Work to be completed ▸ For the data below, transcribe the part that opens with the line containing "Clone this diagram in TikZ." and closes with the line containing "(qianhan) at (288,640)", exactly and with no pictures.

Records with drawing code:
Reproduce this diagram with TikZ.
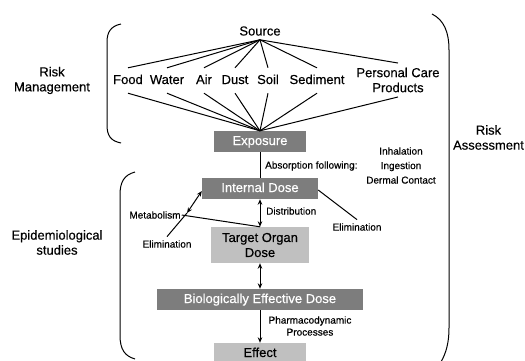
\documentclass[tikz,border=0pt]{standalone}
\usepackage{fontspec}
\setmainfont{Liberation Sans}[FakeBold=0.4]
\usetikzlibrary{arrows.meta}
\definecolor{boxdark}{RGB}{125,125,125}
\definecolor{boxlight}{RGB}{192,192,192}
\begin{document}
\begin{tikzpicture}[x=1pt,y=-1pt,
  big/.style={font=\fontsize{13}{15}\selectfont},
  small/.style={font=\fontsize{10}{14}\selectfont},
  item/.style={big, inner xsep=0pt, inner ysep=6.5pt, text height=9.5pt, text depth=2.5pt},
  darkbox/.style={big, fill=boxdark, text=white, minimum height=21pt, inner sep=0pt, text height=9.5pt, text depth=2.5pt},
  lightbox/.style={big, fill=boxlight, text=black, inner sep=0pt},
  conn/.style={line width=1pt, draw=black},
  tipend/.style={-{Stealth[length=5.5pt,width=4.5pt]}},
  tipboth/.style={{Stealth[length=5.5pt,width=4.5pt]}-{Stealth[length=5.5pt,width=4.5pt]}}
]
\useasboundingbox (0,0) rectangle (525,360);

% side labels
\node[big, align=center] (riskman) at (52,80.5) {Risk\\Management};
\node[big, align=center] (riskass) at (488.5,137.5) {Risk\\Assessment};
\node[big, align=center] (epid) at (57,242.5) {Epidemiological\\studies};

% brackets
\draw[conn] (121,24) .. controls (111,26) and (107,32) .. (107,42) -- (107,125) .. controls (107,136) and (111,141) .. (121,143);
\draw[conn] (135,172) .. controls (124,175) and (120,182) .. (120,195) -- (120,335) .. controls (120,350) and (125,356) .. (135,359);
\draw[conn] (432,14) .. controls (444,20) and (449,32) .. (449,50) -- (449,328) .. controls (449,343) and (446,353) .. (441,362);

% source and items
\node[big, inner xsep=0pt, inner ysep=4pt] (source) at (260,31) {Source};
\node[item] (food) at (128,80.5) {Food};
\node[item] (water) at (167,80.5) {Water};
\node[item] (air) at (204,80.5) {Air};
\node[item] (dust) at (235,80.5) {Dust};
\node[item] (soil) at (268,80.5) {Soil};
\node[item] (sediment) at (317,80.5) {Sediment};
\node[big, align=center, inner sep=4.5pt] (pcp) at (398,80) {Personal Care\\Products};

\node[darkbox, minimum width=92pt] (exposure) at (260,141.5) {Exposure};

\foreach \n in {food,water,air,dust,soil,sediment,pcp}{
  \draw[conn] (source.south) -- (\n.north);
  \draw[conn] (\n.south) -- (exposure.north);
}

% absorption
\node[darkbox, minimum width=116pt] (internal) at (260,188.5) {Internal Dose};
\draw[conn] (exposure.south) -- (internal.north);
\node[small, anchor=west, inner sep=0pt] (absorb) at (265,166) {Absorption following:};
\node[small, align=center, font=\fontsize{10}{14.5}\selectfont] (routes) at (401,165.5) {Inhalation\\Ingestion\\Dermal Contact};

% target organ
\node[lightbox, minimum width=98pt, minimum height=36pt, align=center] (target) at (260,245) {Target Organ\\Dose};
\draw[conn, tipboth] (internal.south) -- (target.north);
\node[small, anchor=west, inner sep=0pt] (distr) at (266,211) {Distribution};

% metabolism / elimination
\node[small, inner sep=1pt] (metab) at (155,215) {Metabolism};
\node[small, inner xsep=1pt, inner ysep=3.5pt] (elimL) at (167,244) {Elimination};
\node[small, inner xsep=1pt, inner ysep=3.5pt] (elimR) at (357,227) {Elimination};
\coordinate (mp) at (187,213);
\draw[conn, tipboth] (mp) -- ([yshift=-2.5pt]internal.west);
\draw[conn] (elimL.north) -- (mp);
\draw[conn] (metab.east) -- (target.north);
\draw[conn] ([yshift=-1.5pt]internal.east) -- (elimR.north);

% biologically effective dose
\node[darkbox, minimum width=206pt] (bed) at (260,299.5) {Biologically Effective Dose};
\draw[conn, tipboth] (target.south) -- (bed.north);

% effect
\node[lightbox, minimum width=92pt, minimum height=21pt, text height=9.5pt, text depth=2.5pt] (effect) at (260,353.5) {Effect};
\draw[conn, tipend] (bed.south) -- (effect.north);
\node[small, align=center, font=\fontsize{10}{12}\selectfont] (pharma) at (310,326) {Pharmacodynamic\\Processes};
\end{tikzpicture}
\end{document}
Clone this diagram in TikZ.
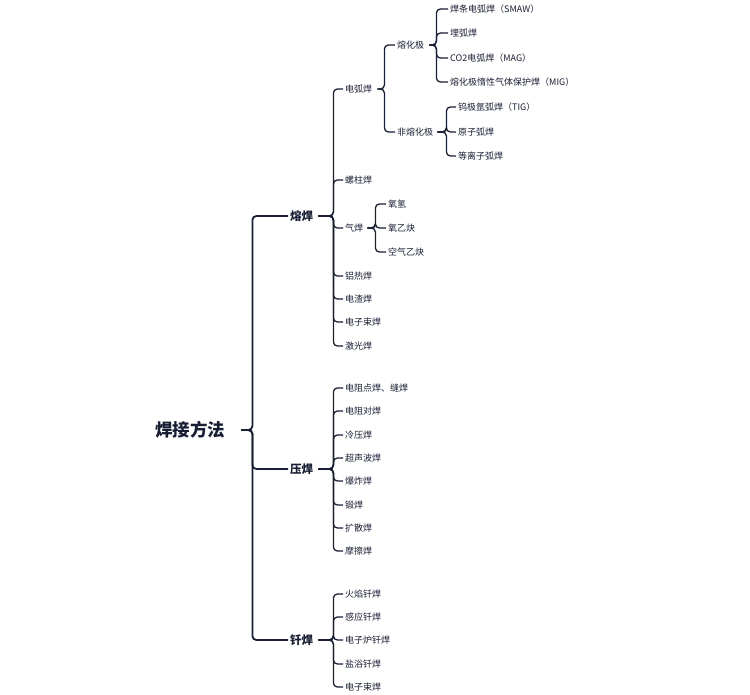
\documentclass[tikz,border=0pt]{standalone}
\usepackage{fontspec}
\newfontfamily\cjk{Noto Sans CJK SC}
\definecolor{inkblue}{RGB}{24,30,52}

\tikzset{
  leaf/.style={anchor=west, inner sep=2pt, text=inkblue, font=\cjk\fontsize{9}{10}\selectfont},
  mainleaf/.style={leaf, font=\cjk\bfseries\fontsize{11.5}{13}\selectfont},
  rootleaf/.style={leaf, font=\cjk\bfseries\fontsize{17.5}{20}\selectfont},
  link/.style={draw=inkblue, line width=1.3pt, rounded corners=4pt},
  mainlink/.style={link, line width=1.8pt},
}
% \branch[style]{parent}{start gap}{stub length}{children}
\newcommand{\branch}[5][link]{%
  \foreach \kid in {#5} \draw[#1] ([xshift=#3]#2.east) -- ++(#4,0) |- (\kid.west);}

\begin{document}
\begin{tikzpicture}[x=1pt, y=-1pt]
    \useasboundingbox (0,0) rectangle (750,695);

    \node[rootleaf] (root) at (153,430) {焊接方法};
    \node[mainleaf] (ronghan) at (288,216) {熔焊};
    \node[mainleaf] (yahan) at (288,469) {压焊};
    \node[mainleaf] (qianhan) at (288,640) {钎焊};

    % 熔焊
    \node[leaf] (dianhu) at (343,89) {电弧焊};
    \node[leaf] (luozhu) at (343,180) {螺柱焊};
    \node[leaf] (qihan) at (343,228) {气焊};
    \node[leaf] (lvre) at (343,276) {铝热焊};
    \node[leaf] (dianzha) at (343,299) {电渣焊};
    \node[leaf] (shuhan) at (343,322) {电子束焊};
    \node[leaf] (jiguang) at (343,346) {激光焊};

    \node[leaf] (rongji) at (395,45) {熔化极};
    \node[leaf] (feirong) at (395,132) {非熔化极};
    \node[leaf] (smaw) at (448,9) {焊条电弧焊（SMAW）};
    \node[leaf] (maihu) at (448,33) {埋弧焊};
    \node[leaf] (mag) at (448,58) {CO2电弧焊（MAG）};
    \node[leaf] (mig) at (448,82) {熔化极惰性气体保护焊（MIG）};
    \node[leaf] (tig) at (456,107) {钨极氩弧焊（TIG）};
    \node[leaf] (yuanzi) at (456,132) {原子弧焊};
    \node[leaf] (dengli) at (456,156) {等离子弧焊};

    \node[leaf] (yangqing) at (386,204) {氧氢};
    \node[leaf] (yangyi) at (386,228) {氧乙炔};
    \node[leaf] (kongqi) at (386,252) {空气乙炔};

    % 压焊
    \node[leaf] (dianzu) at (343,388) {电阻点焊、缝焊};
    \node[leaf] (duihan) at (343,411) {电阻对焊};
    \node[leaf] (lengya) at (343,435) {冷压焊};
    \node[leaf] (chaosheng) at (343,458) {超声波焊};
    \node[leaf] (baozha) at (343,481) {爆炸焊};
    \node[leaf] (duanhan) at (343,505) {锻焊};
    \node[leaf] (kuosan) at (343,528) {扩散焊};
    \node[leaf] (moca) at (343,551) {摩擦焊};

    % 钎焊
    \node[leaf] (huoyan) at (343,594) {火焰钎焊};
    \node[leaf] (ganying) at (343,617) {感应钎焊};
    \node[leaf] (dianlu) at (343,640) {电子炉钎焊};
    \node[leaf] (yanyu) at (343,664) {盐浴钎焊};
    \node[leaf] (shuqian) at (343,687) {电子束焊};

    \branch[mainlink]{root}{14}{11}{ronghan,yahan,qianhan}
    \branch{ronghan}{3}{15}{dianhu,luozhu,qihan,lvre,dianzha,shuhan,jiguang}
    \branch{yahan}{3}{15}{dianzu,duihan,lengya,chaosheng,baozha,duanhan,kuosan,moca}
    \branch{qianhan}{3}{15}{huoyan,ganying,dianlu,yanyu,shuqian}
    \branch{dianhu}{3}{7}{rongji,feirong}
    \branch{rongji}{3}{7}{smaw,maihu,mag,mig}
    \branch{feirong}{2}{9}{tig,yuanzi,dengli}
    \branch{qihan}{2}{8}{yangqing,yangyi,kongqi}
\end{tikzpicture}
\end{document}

Written reply ▸
Clone this diagram in TikZ.
\documentclass[tikz,border=0pt]{standalone}
\usepackage{fontspec}
\newfontfamily\cjk{Noto Sans CJK SC}
\definecolor{inkblue}{RGB}{24,30,52}

\tikzset{
  leaf/.style={anchor=west, inner sep=2pt, text=inkblue, font=\cjk\fontsize{9}{10}\selectfont},
  mainleaf/.style={leaf, font=\cjk\bfseries\fontsize{11.5}{13}\selectfont},
  rootleaf/.style={leaf, font=\cjk\bfseries\fontsize{17.5}{20}\selectfont},
  link/.style={draw=inkblue, line width=1.3pt, rounded corners=4pt},
  mainlink/.style={link, line width=1.8pt},
}
% \branch[style]{parent}{start gap}{stub length}{children}
\newcommand{\branch}[5][link]{%
  \foreach \kid in {#5} \draw[#1] ([xshift=#3]#2.east) -- ++(#4,0) |- (\kid.west);}

\begin{document}
\begin{tikzpicture}[x=1pt, y=-1pt]
    \useasboundingbox (0,0) rectangle (750,695);

    \node[rootleaf] (root) at (153,430) {焊接方法};
    \node[mainleaf] (ronghan) at (288,216) {熔焊};
    \node[mainleaf] (yahan) at (288,469) {压焊};
    \node[mainleaf] (qianhan) at (288,640) {钎焊};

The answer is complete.